Friday, November 24, 2006
Confessional. posted by Richard Seymour
As far as the ruling class is concerned, the world really does reflect how its interests dictate it should be, and its behaviour really is virtuous. This necessarily means that its victims are nothing but chaff, people who lost the cosmic struggle for survival and supremacy. The system really is impeccably sane and meritocratic, and no reasonable person could see it any other way. What is more, any internal antagonism, any failure of the chaff to live up to its role as power house or fertiliser, has to be explained as an exogenous: it's all agitating Reds, a global conspiracy of semites of one kind or another. McCarthy will find them out. Stalin will find them out. When Stalin's henchmen tortured people for confessions, they wanted an admission that what it was doing was right, not merely for the records, not merely for public consumption: after all, they could have simply faked evidence of a confession, or even not bothered with a confession at all. It isn't as if anyone would have known worse or better. The confession has the function of confirming for the ruling class that its system is perfect, and that it is virtuous.The pursuit of confessions is also a sadistic exertion of power, the forcing of a person to admit that the ruling class determines what is true and what is not. If the Fuhrer wants it, two and two equals five. The persistent use of torture even where it is known full well that no reliable information is to be obtained, say in Bagram or Abu Ghraib can't be explained in strict utilitarian terms, but it can be understood as an attempt to secure submission.

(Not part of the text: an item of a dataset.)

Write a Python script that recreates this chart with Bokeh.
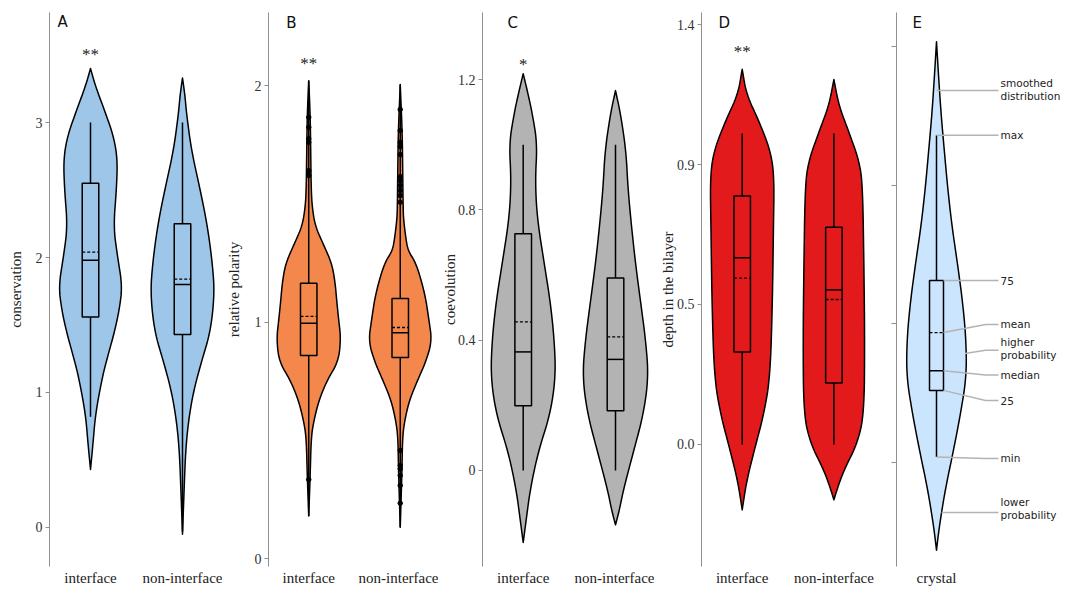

There is also the propagandistic function of course. Years of terrorism and sanctions against Libya, followed by a sudden and rather welcome bribe, produced an utterly phoney confession of guilt as to WMD development and involvement in terrorism. It corroborated the story that there were these Arab states that pursued these two evils, and did so at an important strategic moment. Factually, it was rubbish: I've touched on the preposterousness of the Lockerbie trial before, and again I urge you to consult the late Paul Foot's writing about this, and of course there was even an admission at the time that Libya did not really possess WMDs or even the beginnings of a programme. But it was most welcome, and it proved that the world really does work according to the maxim that "you're either with us or against us".
Finally, there is the straightforward cover for extortion. The occupiers of Afghanistan have, in securing the country, shipped a huge amount of cash to Hazrat Ali's gang. Ali, an old-time warlord who runs approximately 6,000 soldiers in the east of Afghanistan, has an interesting way of raising cash. His gang arrests alleged Taliban supporters, tortures them and gets the family to pay 'compensation' to get the person released. The belief that punishment itself proves guilt is thereby compounded by the family's tacit confession, in the form of compensatory payments.
And now the question is, can the same logic be applied to Syria? The Baker commission may well recommend 'dialogue' with Assad, but can this in practise mean a thorough confession of guilt in various assassinations - not by Assad himself, but perhaps by rogue elements - and a declaration that Syria is with, rather than against, 'us'? Will a combination of threats and bribery result in Syria paying out compensation, as Libya offered to pay the victims of the Lockerbie bombing? Perhaps Syria did actually do it, but it seems to me that the matter of who actually did assassinate Pierre Gemayel is not going to be determined by thorough investigation from the ever-pliable UN. It is going to be determined by power politics. It is, of course, unthinkable to blame Israel or the United States, despite the fact that they are obvious suspects. It is unthinkable because the world doesn't work that way: such an assassination by the US or Israel would, if acknowledge, annihilate the notion that the West only assassinates the bad guys, the chaff (which, of course, it does so openly and celebrates the results). So, as I say, the question is not going to be whether the Syrian government killed the fascist Gemayel, but whether the Syrian government will abandon even the pretense of independent nationalism and corroborate the West's story.
(I omit one other kind of confession, the kind that is offered defiantly and ironically - yes, yes, I am an extremist, I am indeed a witch, also a fanatic, and a terrorist to boot. I am evil. But this kind is no use to the ruling class.)